July 27, 2024

The Nerve Archive

Where Government Gets Exposed

Senate Finance Passes Even Larger Tax Hike

ariail senate passes tax hike

GET READY TO PAY MORE FOR BAD ROADS

At Tuesday’s Senate Finance Committee meeting, members took up the bill commonly referred to as the “House roads bill.” That’s a slight misnomer: It’s not a roads bill; it’s a tax increase bill.

The legislation passed by the House in April would have drawn more money from taxpayers (around $400 million) and left the state’s road funding system virtually untouched – thus assuring that the state of South Carolina’s transportation infrastructure would remain similarly unchanged. Politically influential counties would continue to receive truckloads of funding for frequently unnecessary expansion projects, while most other state roads would fall to the bottom of the Department of Transportation’s talked-about but never seen and possibly mythical “priority list.”

But back to Senate Finance. The committee completely gutted the House bill and inserted its own text. The new bill, however, is based on exactly the same premise: that South Carolina’s roads and bridges are falling apart because taxpayers haven’t sent enough money to Columbia.

A majority on the committee, in short, believe the whole thing’s a revenue problem – and they refuse to consider the possibility that it could be anything but a revenue problem. That’s why Finance chairman Hugh Leatherman (R-Florence) seemed determined to adjourn the Finance meeting as soon as the House bill’s text was replaced. We got our tax hikes, he seemed to say, now let’s get out of here before we tamper with the system. Indeed, the chairman was uncharacteristically curt with committee members who wanted to prolong debate.

And indeed a few senators offered amendments that would impose modest changes to the current system.
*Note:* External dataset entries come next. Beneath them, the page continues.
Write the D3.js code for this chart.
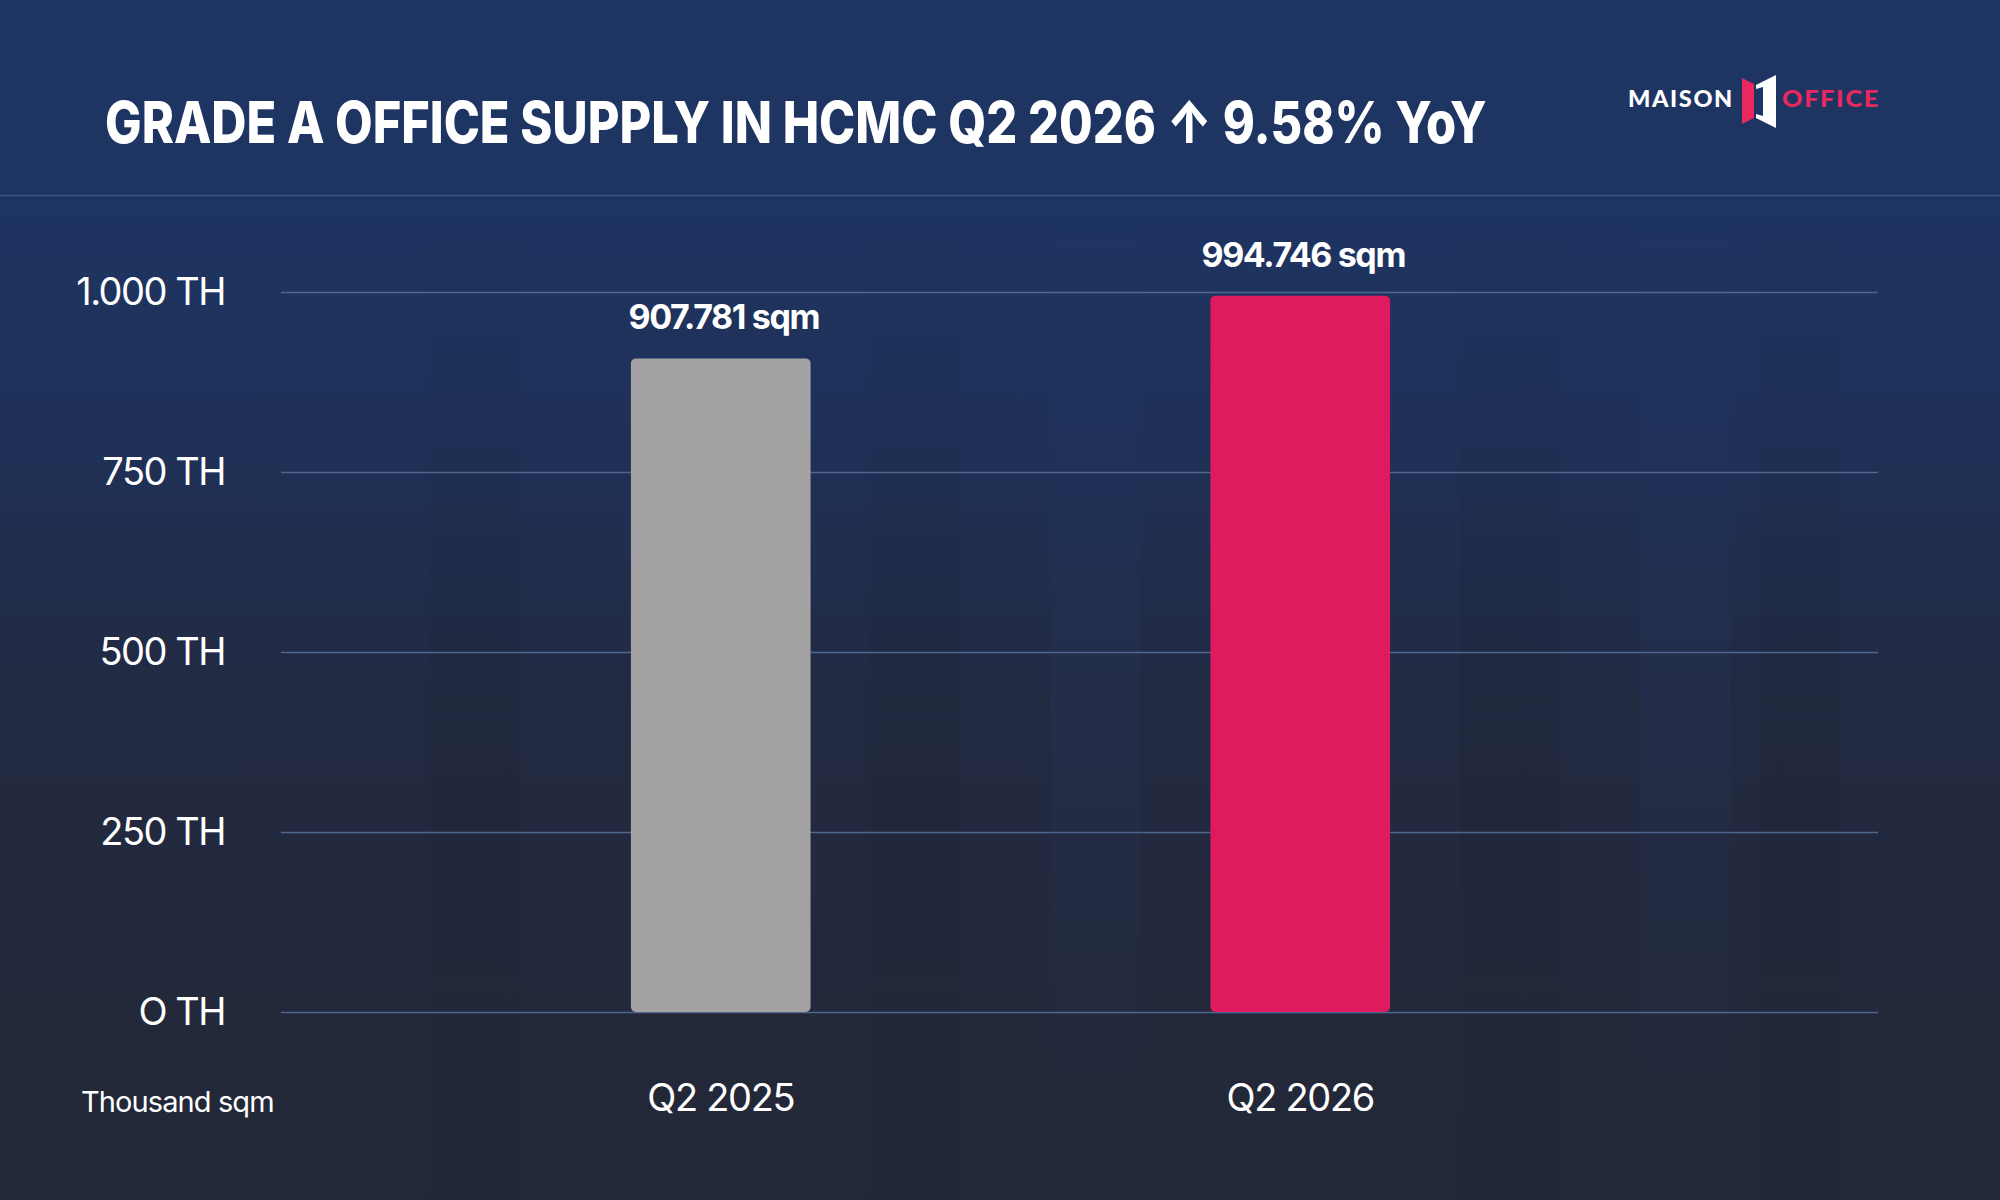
<!DOCTYPE html>
<html>
<head>
<meta charset="utf-8">
<script src="https://cdn.jsdelivr.net/npm/d3@7"></script>
<style>
  html, body { margin: 0; padding: 0; background: #232836; }
  svg { display: block; }
</style>
</head>
<body>
<svg id="chart" width="2000" height="1200"></svg>
<script>
const categories = ["Q2 2025", "Q2 2026"];
const values = [907.781, 994.746];
const valueLabels = ["907.781 sqm", "994.746 sqm"];
const barColors = ["#a4a2a3", "#e01a5e"];
const yTicks = [0, 250, 500, 750, 1000];
const yTickLabels = ["O TH", "250 TH", "500 TH", "750 TH", "1.000 TH"];
const titleText = "GRADE A OFFICE SUPPLY IN HCMC Q2 2026 \u2191 9.58% YoY";
const unitText = "Thousand sqm";

const W = 2000, H = 1200;
const svg = d3.select("#chart");
const defs = svg.append("defs");

const bg = defs.append("linearGradient").attr("id", "bg").attr("x1", 0).attr("y1", 0).attr("x2", 0).attr("y2", 1);
[["0%", "#1e3664"], ["17%", "#1e3461"], ["35%", "#1f3159"], ["58%", "#222a42"], ["100%", "#232836"]]
  .forEach(([o, c]) => bg.append("stop").attr("offset", o).attr("stop-color", c));
svg.append("rect").attr("width", W).attr("height", H).attr("fill", "url(#bg)");

// faint vertical stripes in background
const sg = defs.append("linearGradient").attr("id", "stripe").attr("x1", 0).attr("y1", 0).attr("x2", 0).attr("y2", 1);
sg.append("stop").attr("offset", "0%").attr("stop-color", "#000").attr("stop-opacity", 0);
sg.append("stop").attr("offset", "45%").attr("stop-color", "#000").attr("stop-opacity", 0.06);
sg.append("stop").attr("offset", "100%").attr("stop-color", "#000").attr("stop-opacity", 0.02);
const sgL = defs.append("linearGradient").attr("id", "stripeL").attr("x1", 0).attr("y1", 0).attr("x2", 0).attr("y2", 1);
sgL.append("stop").attr("offset", "0%").attr("stop-color", "#2a4a8a").attr("stop-opacity", 0);
sgL.append("stop").attr("offset", "50%").attr("stop-color", "#2a4a8a").attr("stop-opacity", 0.10);
sgL.append("stop").attr("offset", "100%").attr("stop-color", "#2a4a8a").attr("stop-opacity", 0.0);
const stripes = [[430, 90, "stripe"], [870, 90, "stripe"], [1050, 90, "stripeL"], [1460, 100, "stripe"], [1640, 90, "stripeL"], [1760, 80, "stripe"]];
svg.append("g").selectAll("rect").data(stripes).join("rect")
  .attr("x", d => d[0]).attr("width", d => d[1]).attr("y", 200).attr("height", 1000)
  .attr("fill", d => `url(#${d[2]})`);

// header divider
svg.append("line").attr("x1", 0).attr("x2", W).attr("y1", 195.5).attr("y2", 195.5)
  .attr("stroke", "#3e5381").attr("stroke-width", 1.5);

// helper: horizontally condense a text to a target width (left anchored at x)
function fitWidth(sel, xLeft, target) {
  const n = sel.node().getComputedTextLength();
  const k = target / n;
  sel.attr("x", 0).attr("transform", `translate(${xLeft},0) scale(${k},1)`);
}

// title
const title = svg.append("text").attr("y", 143)
  .attr("font-family", "Inter").attr("font-weight", 800).attr("font-size", 58)
  .attr("fill", "#ffffff").text(titleText);
fitWidth(title, 105, 1382);

// logo
const logo = svg.append("g");
const m1 = logo.append("text").attr("y", 107).attr("font-family", "Lato").attr("font-weight", 900)
  .attr("font-size", 22).attr("letter-spacing", 1.5).attr("fill", "#ffffff").text("MAISON");
fitWidth(m1, 1628, 106);
const m2 = logo.append("text").attr("y", 107).attr("font-family", "Lato").attr("font-weight", 900)
  .attr("font-size", 22).attr("letter-spacing", 1.5).attr("fill", "#e8285f").text("OFFICE");
fitWidth(m2, 1782, 98);
logo.append("polygon").attr("points", "1742,78 1754,84 1754,118 1742,124").attr("fill", "#e8285f");
logo.append("polygon").attr("points", "1756,85 1776,75 1776,128 1756,118").attr("fill", "#ffffff");
logo.append("polygon").attr("points", "1756,89 1763,87 1763,116 1756,114").attr("fill", "#1e3461");

// scales
const x0 = 281, x1 = 1878;
const y = d3.scaleLinear().domain([0, 1000]).range([1012, 292]);
const x = d3.scaleBand().domain(categories).range([431, 1590]).paddingInner(0.69).paddingOuter(0.345);

// y axis with gridlines
const yAxis = svg.append("g").attr("transform", `translate(${x0},0)`)
  .call(d3.axisLeft(y).tickValues(yTicks).tickSize(-(x1 - x0)).tickPadding(56)
    .tickFormat(d => yTickLabels[yTicks.indexOf(d)]));
yAxis.select(".domain").remove();
yAxis.selectAll(".tick line").attr("stroke", "#4f6691").attr("stroke-width", 1.5);
yAxis.selectAll(".tick text").attr("fill", "#ffffff").attr("font-family", "Inter")
  .attr("font-size", 38).attr("letter-spacing", -1.5).attr("dy", "0.34em");

// bars
svg.append("g").selectAll("rect").data(values).join("rect")
  .attr("x", (d, i) => x(categories[i])).attr("width", x.bandwidth())
  .attr("y", d => y(d)).attr("height", d => y(0) - y(d))
  .attr("rx", 5).attr("fill", (d, i) => barColors[i]);

// value labels
svg.append("g").selectAll("text").data(values).join("text")
  .attr("x", (d, i) => x(categories[i]) + x.bandwidth() / 2 + 3)
  .attr("y", d => y(d) - 29)
  .attr("text-anchor", "middle").attr("font-family", "Inter").attr("font-weight", 700)
  .attr("font-size", 34).attr("letter-spacing", -1.4).attr("fill", "#ffffff")
  .text((d, i) => valueLabels[i]);

// x axis labels
const xAxis = svg.append("g").attr("transform", "translate(0,1012)")
  .call(d3.axisBottom(x).tickSize(0).tickPadding(99));
xAxis.select(".domain").remove();
xAxis.selectAll(".tick text").attr("fill", "#ffffff").attr("font-family", "Inter")
  .attr("font-size", 38).attr("letter-spacing", -1.3).attr("dy", 0);

// unit label
svg.append("text").attr("x", 81).attr("y", 1112).attr("font-family", "Inter")
  .attr("font-size", 29).attr("letter-spacing", -0.9).attr("fill", "#ffffff").text(unitText);
</script>
</body>
</html>
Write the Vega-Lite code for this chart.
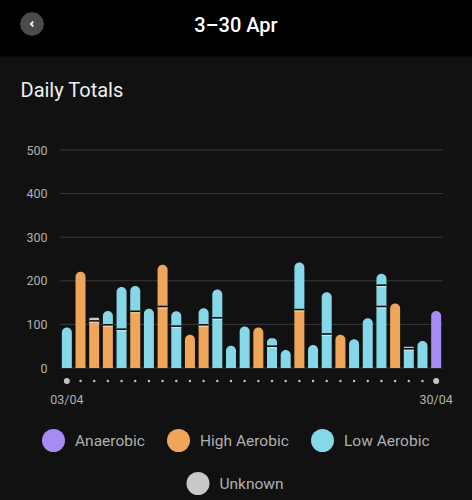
{"$schema":"https://vega.github.io/schema/vega-lite/v6.json","width":383,"height":218,"autosize":{"type":"none"},"padding":{"left":60,"top":150,"right":29,"bottom":132},"background":"#111111","config":{"view":{"stroke":null},"font":"Roboto"},"resolve":{"scale":{"x":"independent"}},"layer":[{"data":{"values":[{"part":"header","label":"3–30 Apr"}]},"layer":[{"mark":{"type":"rect","fill":"#000000"},"encoding":{"x":{"datum":0,"type":"quantitative","scale":{"domain":[0,1],"range":[-60,412]},"axis":null},"x2":{"datum":1},"y":{"datum":714.4,"type":"quantitative","scale":{"domain":[0,500],"nice":false},"axis":{"values":[0,100,200,300,400,500],"title":"Daily Totals","titleAngle":0,"titleAlign":"left","titleBaseline":"alphabetic","titleX":-40,"titleY":-54,"titleFontSize":20,"titleFontWeight":400,"titleColor":"#f0f0f0","titleFont":"Roboto","labelColor":"#b0b0b0","labelFontSize":12.5,"labelPadding":13,"labelFont":"Roboto","ticks":false,"domain":false,"grid":false}},"y2":{"datum":844}}},{"mark":{"type":"text","color":"#ffffff","fontSize":20,"fontWeight":500,"font":"Roboto","baseline":"middle","align":"center"},"encoding":{"text":{"field":"label"},"x":{"datum":0.5,"type":"quantitative","scale":{"domain":[0,1],"range":[-60,412]},"axis":null},"y":{"datum":784,"type":"quantitative","scale":{"domain":[0,500],"nice":false}}}},{"mark":{"type":"point","filled":true,"fill":"#4b4b4b","size":550,"shape":"circle","opacity":1},"encoding":{"x":{"datum":0.0678,"type":"quantitative","scale":{"domain":[0,1],"range":[-60,412]},"axis":null},"y":{"datum":789,"type":"quantitative","scale":{"domain":[0,500],"nice":false}}}},{"mark":{"type":"point","filled":false,"stroke":"#ffffff","strokeWidth":1.8,"size":90,"shape":"M0.25,-0.5L-0.25,0L0.25,0.5","opacity":1},"encoding":{"x":{"datum":0.0678,"type":"quantitative","scale":{"domain":[0,1],"range":[-60,412]},"axis":null},"y":{"datum":789,"type":"quantitative","scale":{"domain":[0,500],"nice":false}}}}]},{"data":{"values":[{"day":"03/04","order":1,"zone":"Low Aerobic","value":93},{"day":"04/04","order":1,"zone":"High Aerobic","value":221},{"day":"05/04","order":1,"zone":"High Aerobic","value":108},{"day":"05/04","order":2,"zone":"Unknown","value":7},{"day":"06/04","order":1,"zone":"High Aerobic","value":99},{"day":"06/04","order":2,"zone":"Low Aerobic","value":32},{"day":"07/04","order":1,"zone":"Low Aerobic","value":89},{"day":"07/04","order":2,"zone":"Low Aerobic","value":97},{"day":"08/04","order":1,"zone":"High Aerobic","value":130},{"day":"08/04","order":2,"zone":"Low Aerobic","value":58},{"day":"09/04","order":1,"zone":"Low Aerobic","value":136},{"day":"10/04","order":1,"zone":"High Aerobic","value":141},{"day":"10/04","order":2,"zone":"High Aerobic","value":96},{"day":"11/04","order":1,"zone":"Low Aerobic","value":96},{"day":"11/04","order":2,"zone":"Low Aerobic","value":34},{"day":"12/04","order":1,"zone":"High Aerobic","value":76},{"day":"13/04","order":1,"zone":"High Aerobic","value":99},{"day":"13/04","order":2,"zone":"Low Aerobic","value":38},{"day":"14/04","order":1,"zone":"Low Aerobic","value":115},{"day":"14/04","order":2,"zone":"Low Aerobic","value":65},{"day":"15/04","order":1,"zone":"Low Aerobic","value":51},{"day":"16/04","order":1,"zone":"Low Aerobic","value":95},{"day":"17/04","order":1,"zone":"High Aerobic","value":93},{"day":"18/04","order":1,"zone":"Low Aerobic","value":50},{"day":"18/04","order":2,"zone":"Low Aerobic","value":18},{"day":"19/04","order":1,"zone":"Low Aerobic","value":41},{"day":"20/04","order":1,"zone":"High Aerobic","value":134},{"day":"20/04","order":2,"zone":"Low Aerobic","value":108},{"day":"21/04","order":1,"zone":"Low Aerobic","value":53},{"day":"22/04","order":1,"zone":"Low Aerobic","value":78},{"day":"22/04","order":2,"zone":"Low Aerobic","value":96},{"day":"23/04","order":1,"zone":"High Aerobic","value":76},{"day":"24/04","order":1,"zone":"Low Aerobic","value":66},{"day":"25/04","order":1,"zone":"Low Aerobic","value":114},{"day":"26/04","order":1,"zone":"Low Aerobic","value":141},{"day":"26/04","order":2,"zone":"Low Aerobic","value":49},{"day":"26/04","order":3,"zone":"Low Aerobic","value":26},{"day":"27/04","order":1,"zone":"High Aerobic","value":148},{"day":"28/04","order":1,"zone":"Low Aerobic","value":44},{"day":"28/04","order":2,"zone":"Unknown","value":5},{"day":"29/04","order":1,"zone":"Low Aerobic","value":62},{"day":"30/04","order":1,"zone":"Anaerobic","value":131}]},"transform":[{"stack":"value","groupby":["day"],"sort":[{"field":"order","order":"ascending"}],"as":["y0","y1"]},{"joinaggregate":[{"op":"max","field":"order","as":"maxOrder"}],"groupby":["day"]}],"encoding":{"x":{"field":"day","type":"nominal","sort":null,"scale":{"domain":["03/04","04/04","05/04","06/04","07/04","08/04","09/04","10/04","11/04","12/04","13/04","14/04","15/04","16/04","17/04","18/04","19/04","20/04","21/04","22/04","23/04","24/04","25/04","26/04","27/04","28/04","29/04","30/04"],"paddingInner":0,"paddingOuter":0},"axis":{"values":["03/04","30/04"],"title":null,"labelAngle":0,"labelColor":"#b0b0b0","labelFontSize":12.5,"labelPadding":25,"ticks":false,"domain":false,"labelOverlap":false,"labelFont":"Roboto"}}},"layer":[{"data":{"values":[{"gridValue":0},{"gridValue":100},{"gridValue":200},{"gridValue":300},{"gridValue":400},{"gridValue":500}]},"transform":[],"mark":{"type":"rule","color":"#3a3a3a","strokeWidth":1},"encoding":{"x":null,"y":{"field":"gridValue","type":"quantitative","scale":{"domain":[0,500],"nice":false}}}},{"transform":[{"filter":"datum.order !== datum.maxOrder"}],"mark":{"type":"bar","width":10},"encoding":{"y":{"field":"y0","type":"quantitative","scale":{"domain":[0,500],"nice":false}},"y2":{"field":"y1"},"color":{"field":"zone","type":"nominal","scale":{"domain":["Anaerobic","High Aerobic","Low Aerobic","Unknown"],"range":["#a78bf5","#f0a65a","#86d8e8","#c8c8c8"]},"legend":{"orient":"none","legendX":-18,"legendY":279,"direction":"horizontal","columns":3,"title":null,"values":["Anaerobic","High Aerobic","Low Aerobic"],"symbolType":"circle","symbolSize":529,"symbolStrokeWidth":0,"symbolOpacity":1,"labelColor":"#b0b0b0","labelFontSize":15.5,"labelFont":"Roboto","labelOffset":10,"columnPadding":22,"gridAlign":"each"}}}},{"transform":[{"filter":"datum.order === datum.maxOrder"}],"mark":{"type":"bar","width":10,"cornerRadiusTopLeft":5,"cornerRadiusTopRight":5},"encoding":{"y":{"field":"y0","type":"quantitative","scale":{"domain":[0,500],"nice":false}},"y2":{"field":"y1"},"color":{"field":"zone","type":"nominal","scale":{"domain":["Anaerobic","High Aerobic","Low Aerobic","Unknown"],"range":["#a78bf5","#f0a65a","#86d8e8","#c8c8c8"]},"legend":null}}},{"transform":[{"filter":"datum.order !== datum.maxOrder"}],"mark":{"type":"tick","orient":"horizontal","color":"#111111","size":10,"thickness":1.6,"opacity":1},"encoding":{"y":{"field":"y1","type":"quantitative","scale":{"domain":[0,500],"nice":false}}}},{"transform":[{"filter":"datum.order !== datum.maxOrder"}],"mark":{"type":"tick","orient":"horizontal","color":"#ffffff","size":10,"thickness":1,"opacity":0.55,"yOffset":1.5},"encoding":{"y":{"field":"y1","type":"quantitative","scale":{"domain":[0,500],"nice":false}}}},{"transform":[{"filter":"datum.order === 1"}],"mark":{"type":"point","filled":true,"fill":"#c4c4c4","opacity":1},"encoding":{"y":{"datum":-30,"type":"quantitative","scale":{"domain":[0,500],"nice":false}},"size":{"condition":{"test":"datum.day === '03/04' || datum.day === '30/04'","value":36},"value":6}}},{"transform":[{"filter":"datum.zone === 'Unknown'"}],"mark":{"type":"point","filled":true,"opacity":0,"fill":"#c8c8c8","size":0},"encoding":{"y":{"field":"y0","type":"quantitative","scale":{"domain":[0,500],"nice":false}},"shape":{"field":"zone","type":"nominal","scale":{"domain":["Unknown"],"range":["circle"]},"legend":{"orient":"none","legendX":126.5,"legendY":322,"title":null,"symbolSize":529,"symbolFillColor":"#c8c8c8","symbolStrokeWidth":0,"symbolOpacity":1,"labelColor":"#b0b0b0","labelFontSize":15.5,"labelFont":"Roboto","labelOffset":10}}}}]}]}
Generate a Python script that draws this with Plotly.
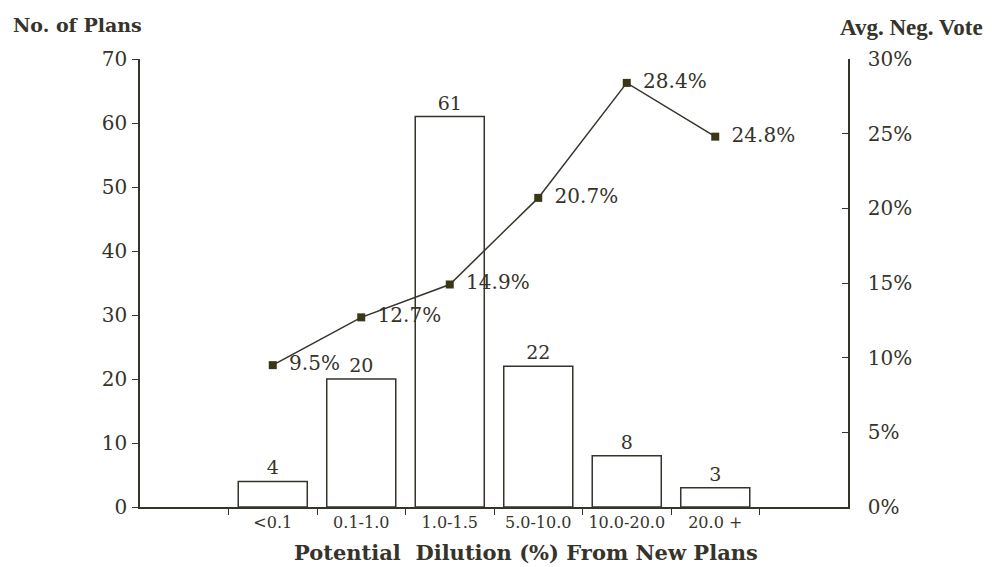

The chairman would have none of it; the majority agreed; and the tax-hike-sans-reform bill passed without a change.

Here’s the unhappy truth: Dumping more money into the current funding system – a system run by the legislatively dominated DOT Commission and the legislatively dominated State Transportation Infrastructure Bank, a system over which average citizens have zero control – will not result in more roads and bridges being repaired in more counties that need it. It will result in more extensive status quo.